Blick hinter die Kulissen
Seit dem Flughafendebakel dürfte den meisten bekannt sein, dass Bauprozesse in Berlin mitunter etwas länger dauern. Immerhin, jetzt ist er fertig, der Flughafen Berlin Brandenburg, was eindrücklich beweist, dass wirklich alles irgendwann mal zu einem Ende kommt. Gleiches gilt für die Hochschule für Schauspielkunst Ernst Busch, deren Entstehungsprozess zwar nicht soviel Medienresonanz erzeugte, aber in Sachen Kostensteigerung und Terminverschiebungen ein ähnlich tragikomisches Potenzial in sich trägt. Das Gebäudeensemble geht auf einen Wettbewerb zurück, den Ortner & Ortner Baukunst 2011 für sich entscheiden konnten.
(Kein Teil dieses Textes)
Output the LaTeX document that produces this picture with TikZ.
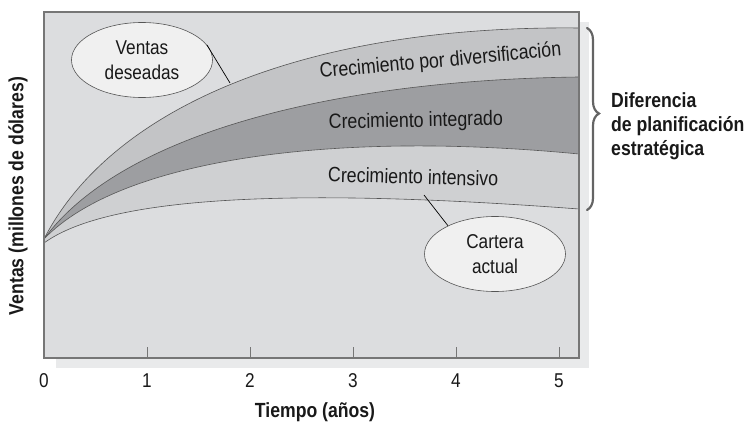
\documentclass[tikz,border=0pt]{standalone}
\usepackage{fontspec}
\setmainfont{Liberation Sans}[FakeStretch=0.86]
\usetikzlibrary{shapes.geometric,decorations.pathreplacing}
\definecolor{plotbg}{RGB}{220,221,223}
\definecolor{shadowc}{RGB}{233,234,235}
\definecolor{bandA}{RGB}{195,196,198}
\definecolor{bandB}{RGB}{157,158,161}
\definecolor{bandC}{RGB}{207,208,210}
\definecolor{ellfill}{RGB}{240,240,240}
\definecolor{linec}{RGB}{85,85,85}
\definecolor{framec}{RGB}{118,118,118}
\definecolor{bracec}{RGB}{100,100,100}
\definecolor{txt}{RGB}{25,25,25}
\tikzset{
  curve/.style={draw=linec, line width=0.6pt},
  bubble/.style={ellipse, draw=linec, line width=0.6pt, fill=ellfill, minimum width=141pt, minimum height=75pt, inner sep=0pt, align=center, text=txt, font=\fontsize{20}{25}\selectfont},
  bandlabel/.style={anchor=base, text=txt, font=\fontsize{20.7}{24}\selectfont, inner sep=0pt},
  ticklabel/.style={anchor=base, text=txt, font=\fontsize{20}{24}\selectfont, inner sep=0pt},
  boldlabel/.style={text=txt, font=\bfseries\fontsize{20.5}{24}\selectfont, inner sep=0pt},
  tickmark/.style={draw=framec, line width=0.8pt},
  leader/.style={draw=black, line width=0.7pt}
}
\begin{document}
\begin{tikzpicture}[x=1pt,y=-1pt]
\useasboundingbox (0,0) rectangle (750,422);
% shadow and plot area
\fill[shadowc] (56,22) rectangle (589,368);
\fill[plotbg] (44,12) rectangle (579,358);
% bands
\fill[bandA] (44,239) .. controls (110,110) and (300,25) .. (579,28) -- (579,77) .. controls (330,80) and (120,135) .. (44,239) -- cycle;
\fill[bandB] (44,239) .. controls (120,135) and (330,80) .. (579,77) -- (579,154) .. controls (330,130) and (120,160) .. (44,239) -- cycle;
\fill[bandC] (44,239) .. controls (120,160) and (330,130) .. (579,154) -- (579,209) .. controls (300,188) and (110,195) .. (44,243) -- cycle;
% curves
\draw[curve] (44,239) .. controls (110,110) and (300,25) .. (579,28);
\draw[curve] (44,239) .. controls (120,135) and (330,80) .. (579,77);
\draw[curve] (44,239) .. controls (120,160) and (330,130) .. (579,154);
\draw[curve] (44,243) .. controls (110,195) and (300,188) .. (579,209);
% frame
\draw[draw=framec, line width=1.3pt] (44,12) rectangle (579,358);
% ticks
\foreach \i/\xx in {1/147,2/250,3/353,4/456,5/559}{
  \draw[tickmark] (\xx,358) -- (\xx,347);
}
\foreach \i/\xx in {0/44,1/147,2/250,3/353,4/456,5/559}{
  \node[ticklabel] (t\i) at (\xx,387) {\i};
}
% band labels
\node[bandlabel, rotate=5.2] (ldiv) at (441,67) {Crecimiento por diversificación};
\node[bandlabel, rotate=1.2] (lint) at (416,127) {Crecimiento integrado};
\node[bandlabel, rotate=-1.5] (lins) at (413,184) {Crecimiento intensivo};
% bubbles
\node[bubble] (ventas) at (142,60) {Ventas\\deseadas};
\node[bubble] (cartera) at (495,254) {Cartera\\actual};
\coordinate (vd) at (230,83);
\coordinate (cd) at (424,195);
\draw[leader] (ventas.13) -- (vd);
\draw[leader] (cartera.149) -- (cd);
% brace
\coordinate (bt) at (587,28);
\coordinate (bb) at (587,210);
\draw[draw=bracec, line width=2.2pt, line cap=round, decorate, decoration={brace, amplitude=12pt, aspect=0.47}] (bt) -- (bb);
\node[boldlabel, anchor=base west, align=left] (dif) at (611,156) {Diferencia\\de planificación\\estratégica};
% axis titles
\node[boldlabel, anchor=base] (xlab) at (315,417) {Tiempo (años)};
\node[boldlabel, rotate=90] (ylab) at (18,196) {Ventas (millones de dólares)};
\end{tikzpicture}
\end{document}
Aufgabe war es, die ehemaligen Opernwerkstätten in Berlin-Mitte umzubauen, um dort die auf die Stadt verteilten Studiengänge für Schauspiel, Regie, Choreographie und Puppenspielkunst zusammenzuführen. Allerdings dauerte die Umsetzung des Ergebnisses dann sieben Jahre und war mit Kosten von 44 Millionen Euro weit über dem veranschlagten Budget. Dazwischen lagen ein Projektstopp, Proteste der Studierenden als Reaktion darauf und anziehende Baukosten inklusive einer insolventen Firma.
Glücklicherweise folgte dem Kostendrama kein architektonisches, weshalb man der neuen Hochschule für Schauspielkunst zumindest in dieser Hinsicht ein Happy End attestieren darf. Dabei handelt es sich um einen viergeschossigen Betonriegel mit Lochfassade aus den 1950er Jahren, der von den Architekten umgebaut und um zwei zusätzliche Baukörper erweitert wurde. Da ist zum einen die eingeschossige Cafeteria, die im Südwesten an den Bestandsbau andockt und zum anderen der markante, 24 Meter hohe Bühnenturm im Nordosten, der in die vorhandene Baumasse auf der Stirnseite eingeschnitten wurde. Im Zusammenspiel definieren sie den Haupteingang, wobei dem Bühnenturm sowohl aus programmatischer als auch städtebaulicher Sicht die Rolle des Ensemblekopfes zukommt. Er nimmt die beiden Probebühnen in sich auf und ist mit seiner prägnanten Holzfassade gleichzeitig ein Aushängeschild, das nachts aufgrund der hinter der Lärchenlattung liegenden Polycarbonatplatten zum Leuchtkörper wird. Die damit einhergehende Fernwirkung ist auch nötig, denn die Hochschule liegt im Hinterhof eines Blocks – der Zugang erfolgt über eine Baulücke.
Auf die heterogene Nachbarschaft und die Lage in zweiter Reihe reagierten die Architekten mit einer im besten Sinne rohen Architektur, die sich auch im Innern fortsetzt. Betritt man das Gebäude über den Haupteingang, gelangt man zunächst in das Foyer. Links öffnet sich die Cafeteria als Raumtasche und geradeaus eine Empfangstheke hinter der auf der rechten Seite eine Erschließungstraße beginnt. Sie macht die Werkstätten und den Theaterfundus zugänglich, dessen verglaste Wände einen Blick hinter die Kulissen gewähren. Dem gleichen Prinzip folgt das neue Erscheinungsbild des Gebäudes, dessen Materialität eine ähnliche Entzauberung vollführt. Deshalb wurde das Innere nur bis zu einer Höhe von 2,30 Metern verputzt. Hinzu kamen neue Holztüren und Fußleisten sowie ein dunkler Tafellack mit dem die Wände gestrichen wurden. Darauf können sich die Studierenden nun mit Kreide verewigen. Der darüber liegende Rest aus Ziegelmauerwerk, Kalksandstein, Betonstützen und Gipskartonplatten präsentiert sich dann allerdings als archaisches Flickwerk.
Eine neu dazugekommene dreiläufige Treppe, die seitlich von der Erschließungstraße abgeht, wurde als freistehende Betonskulptur in entsprechendem Rohbaucharme ausgeführt. Auch die Verschneidung des neuen Bühnenturms mit dem Bestand wird im Innern abgebildet. Dort findet sich die Lattenfassade in der Erschließungstraße wieder und stellt einmal mehr die Struktur des Hauses offen zur Schau. In diesem Zusammenhang kann man sich natürlich die Frage stellen, ob der architektonische ShabbyChic der Hochschule einem bestimmten Zeitgeist geschuldet ist oder ob er das Konzept eines Blicks hinter die Kulissen einfach nur konsequent abbildet. Immerhin gehört das Gebäude zu den Finalisten des DAM-Preises – und das sicher nicht zu unrecht.